La luz macilenta de una farola hiere mis ojos.
Por un segundo no recuerdo donde estoy, qué hago allí o como me llamo.
Una voz, ronca y masculina, pronuncia una palabra que bien podría ser mi nombre.
O quizás una simple llamada de atención.
Me vuelvo a medias y levantó una mano, está mugrienta.
Un segundo... ¿ese reguero carmesí que la recorre es sangre?
Creo que me piden que aguante un poco más, pero todo se apaga.
Mi siguiente recuerdo es de una estancia blanca, aséptica. Varias personas discuten entre susurros.
Me pregunto si él estará allí. Quisiera saber si se ha quedado.
Intento preguntarlo pero mis palabras se convierten en un graznido que se lleva todo lo demás.
Rostros borrosos, palabras incomprensibles.
Él no está aquí.
No vuelvo a verlo mientras permanezco en aquel lugar extraño y carente de color.
Pasados unos días logro levantarme y las imágenes de lo que ha ocurrido regresan a mi mente.

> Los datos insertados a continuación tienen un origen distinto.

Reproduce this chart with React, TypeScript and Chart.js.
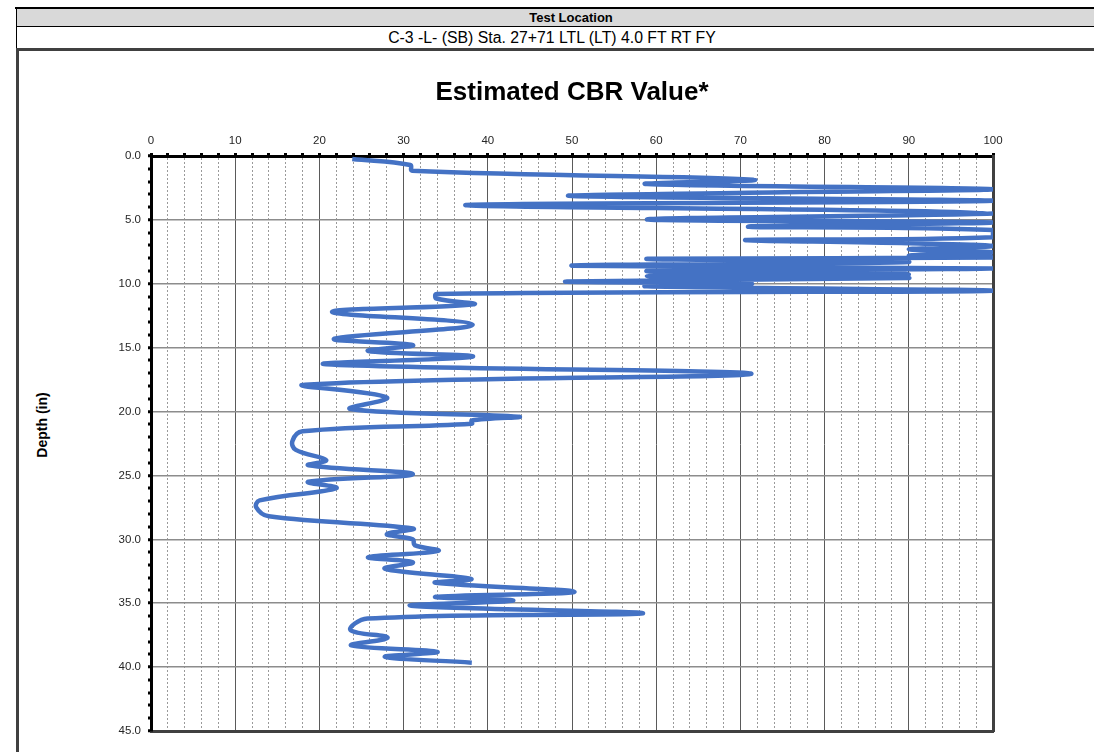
import React, { useEffect, useRef } from "react";
import { Chart, registerables } from "chart.js";

Chart.register(...registerables);

// ---- Data ----
const chartTitle = "Estimated CBR Value*";
const yAxisTitle = "Depth (in)";
const headerTitle = "Test Location";
const headerLocation = "C-3 -L- (SB) Sta. 27+71 LTL (LT) 4.0 FT RT FY";

const cbrValues = [
  23.9, 30.8, 31.0, 71.5, 58.9, 100, 70.9, 50.0, 100, 37.4,
  89.9, 100, 58.9, 100, 70.9, 100, 100, 70.7, 90.0, 100,
  90.0, 100, 90.0, 100, 58.9, 90.0, 50.0, 100, 58.9, 90.0,
  58.9, 90.0, 49.4, 71.3, 58.9, 100, 33.9, 33.9, 38.3, 21.5,
  38.2, 21.8, 31.1, 25.8, 38.2, 20.8, 71.3, 18.3, 28.0, 23.7,
  43.6, 38.1, 38.1, 18.0, 16.8, 17.2, 20.8, 18.7, 31.1, 18.7,
  22.0, 12.9, 12.5, 14.0, 31.1, 28.0, 31.1, 31.3, 34.1, 25.8,
  31.1, 27.8, 38.0, 33.8, 50.3, 33.8, 43.0, 30.9, 58.4, 25.7,
  23.7, 28.1, 23.8, 34.0, 27.8, 38.1,
];

const depthValues = [
  0.23, 0.7, 1.15, 1.85, 2.19, 2.6, 2.87, 3.13, 3.5, 3.83,
  4.3, 4.5, 4.96, 5.2, 5.53, 5.8, 6.36, 6.57, 6.83, 7.05,
  7.3, 7.55, 7.8, 7.95, 8.05, 8.3, 8.58, 8.8, 9.0, 9.25,
  9.4, 9.55, 9.83, 10.0, 10.2, 10.54, 10.8, 11.15, 11.6, 12.2,
  13.2, 14.3, 14.8, 15.26, 15.7, 16.3, 17.05, 17.9, 18.9, 19.8,
  20.4, 20.7, 20.96, 21.55, 22.3, 23.0, 23.8, 24.2, 24.9, 25.5,
  26.0, 26.95, 27.5, 28.2, 29.15, 29.6, 30.0, 30.45, 30.9, 31.4,
  31.8, 32.3, 33.1, 33.4, 34.1, 34.5, 34.8, 35.2, 35.8, 36.2,
  37.1, 37.7, 38.3, 38.8, 39.2, 39.65,
];

const xMin = 0;
const xMax = 100;
const xStep = 2;
const xLabelEvery = 10;
const yMin = 0;
const yMax = 45;
const yStep = 1;
const yLabelEvery = 5;

const FONT = "'Liberation Sans', Arial, sans-serif";

export default function App() {
  const canvasRef = useRef<HTMLCanvasElement | null>(null);

  useEffect(() => {
    const canvas = canvasRef.current;
    if (!canvas) return;
    const points = cbrValues.map((v, i) => ({ x: v, y: depthValues[i] }));

    const chart = new Chart(canvas, {
      type: "scatter",
      data: {
        datasets: [
          {
            label: "CBR",
            data: points,
            showLine: true,
            borderColor: "#4472C4",
            backgroundColor: "#4472C4",
            borderWidth: 4.5,
            pointRadius: 0,
            pointHoverRadius: 0,
            tension: 0.4,
            xAxisID: "x",
            yAxisID: "y",
          },
        ],
      },
      options: {
        responsive: false,
        animation: false,
        events: [],
        layout: { padding: { left: 10, top: 0, right: 0, bottom: 0 } },
        plugins: {
          legend: { display: false },
          tooltip: { enabled: false },
          title: {
            display: true,
            text: chartTitle,
            color: "#000000",
            font: { family: FONT, size: 26, weight: "bold" },
            padding: { top: 26, bottom: 8 },
          },
        },
        scales: {
          x: {
            type: "linear",
            position: "top",
            min: xMin,
            max: xMax,
            afterFit: (s: any) => {
              s.height = 39.8;
            },
            ticks: {
              stepSize: xStep,
              autoSkip: false,
              maxTicksLimit: 500,
              maxRotation: 0,
              minRotation: 0,
              padding: 5,
              color: "#262626",
              font: { family: FONT, size: 11.5 },
              callback: (v: any) => (Number(v) % xLabelEvery === 0 ? String(v) : ""),
            },
            grid: {
              drawTicks: true,
              tickLength: 3,
              tickWidth: 3,
              tickColor: "#000000",
              color: (ctx: any) =>
                ctx.tick && ctx.tick.value % xLabelEvery === 0 ? "#5a5a5a" : "#9a9a9a",
              lineWidth: 1,
            },
            border: {
              display: true,
              color: "#000000",
              width: 3,
              dash: (ctx: any) =>
                ctx.type === "tick" && ctx.tick && ctx.tick.value % xLabelEvery !== 0 ? [2, 2] : [],
            },
          },
          x2: {
            type: "linear",
            position: "bottom",
            min: xMin,
            max: xMax,
            afterFit: (s: any) => {
              s.height = 21;
            },
            ticks: { display: false },
            grid: { display: false, drawTicks: false },
            border: { display: true, color: "#404040", width: 3 },
          },
          y: {
            type: "linear",
            position: "left",
            reverse: true,
            min: yMin,
            max: yMax,
            afterFit: (s: any) => {
              s.width = 122;
            },
            ticks: {
              stepSize: yStep,
              autoSkip: false,
              maxTicksLimit: 500,
              padding: 7,
              color: "#262626",
              font: { family: FONT, size: 11.5 },
              callback: (v: any) =>
                Number(v) % yLabelEvery === 0 ? Number(v).toFixed(1) : "",
            },
            grid: {
              drawTicks: true,
              tickLength: 3,
              tickWidth: 3,
              tickColor: "#000000",
              color: (ctx: any) =>
                ctx.tick && ctx.tick.value % yLabelEvery === 0 ? "#8c8c8c" : "rgba(0,0,0,0)",
              lineWidth: (ctx: any) =>
                ctx.tick && ctx.tick.value % yLabelEvery === 0 ? 1.5 : 0,
            },
            border: { display: true, color: "#000000", width: 3 },
          },
          y2: {
            type: "linear",
            position: "right",
            reverse: true,
            min: yMin,
            max: yMax,
            afterFit: (s: any) => {
              s.width = 122;
            },
            ticks: { display: false },
            grid: { display: false, drawTicks: false },
            border: { display: true, color: "#404040", width: 3 },
          },
        },
      },
    });
    return () => chart.destroy();
  }, []);

  return (
    <div
      style={{
        position: "fixed",
        left: 0,
        top: 0,
        width: 1094,
        height: 752,
        overflow: "hidden",
        background: "#ffffff",
      }}
    >
      {/* top rule */}
      <div style={{ position: "absolute", left: 15, top: 7, width: 1100, height: 2, background: "#000" }} />
      {/* header grey row */}
      <div
        style={{
          position: "absolute",
          left: 16,
          top: 9,
          width: 1100,
          height: 18,
          background: "#d9d9d9",
          borderLeft: "1px solid #000",
          borderBottom: "1px solid #000",
          boxSizing: "border-box",
        }}
      />
      <div
        style={{
          position: "absolute",
          left: 471,
          top: 9,
          width: 200,
          height: 18,
          lineHeight: "18px",
          textAlign: "center",
          fontFamily: FONT,
          fontWeight: "bold",
          fontSize: 13,
          color: "#000",
        }}
      >
        {headerTitle}
      </div>
      {/* header white row */}
      <div
        style={{
          position: "absolute",
          left: 16,
          top: 27,
          width: 1100,
          height: 21,
          borderLeft: "1px solid #000",
          boxSizing: "border-box",
        }}
      />
      <div
        style={{
          position: "absolute",
          left: 252,
          top: 28,
          width: 600,
          height: 20,
          lineHeight: "20px",
          textAlign: "center",
          fontFamily: FONT,
          fontSize: 15.8,
          color: "#000",
          whiteSpace: "nowrap",
        }}
      >
        {headerLocation}
      </div>
      {/* thick rule under header */}
      <div style={{ position: "absolute", left: 16, top: 48, width: 1100, height: 3, background: "#404040" }} />
      {/* left frame */}
      <div style={{ position: "absolute", left: 16, top: 48, width: 3, height: 710, background: "#404040" }} />
      {/* y axis title */}
      <div
        style={{
          position: "absolute",
          left: 42 - 60,
          top: 425 - 10,
          width: 120,
          height: 20,
          lineHeight: "20px",
          textAlign: "center",
          transform: "rotate(-90deg)",
          transformOrigin: "50% 50%",
          fontFamily: FONT,
          fontWeight: "bold",
          fontSize: 14,
          color: "#000",
          whiteSpace: "nowrap",
        }}
      >
        {yAxisTitle}
      </div>
      <canvas
        ref={canvasRef}
        width={1096}
        height={701}
        style={{ position: "absolute", left: 19, top: 51, width: 1096, height: 701 }}
      />
    </div>
  );
}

El coche que me arrolló y mi bicicleta saliendo disparada parecen algo ajeno a mí.
He sobrevivido y todo apunta a que voy a recuperar mi vida en la medida de lo posible.
Las visitas de los rostros familiares y amigos se suceden y todo parece volver a encajar.
Sin embargo me sigue faltando una pieza: ¿dónde se ha metido?
Espero semanas, meses, y él nunca regresa.
A veces pienso que es fruto de mi imaginación.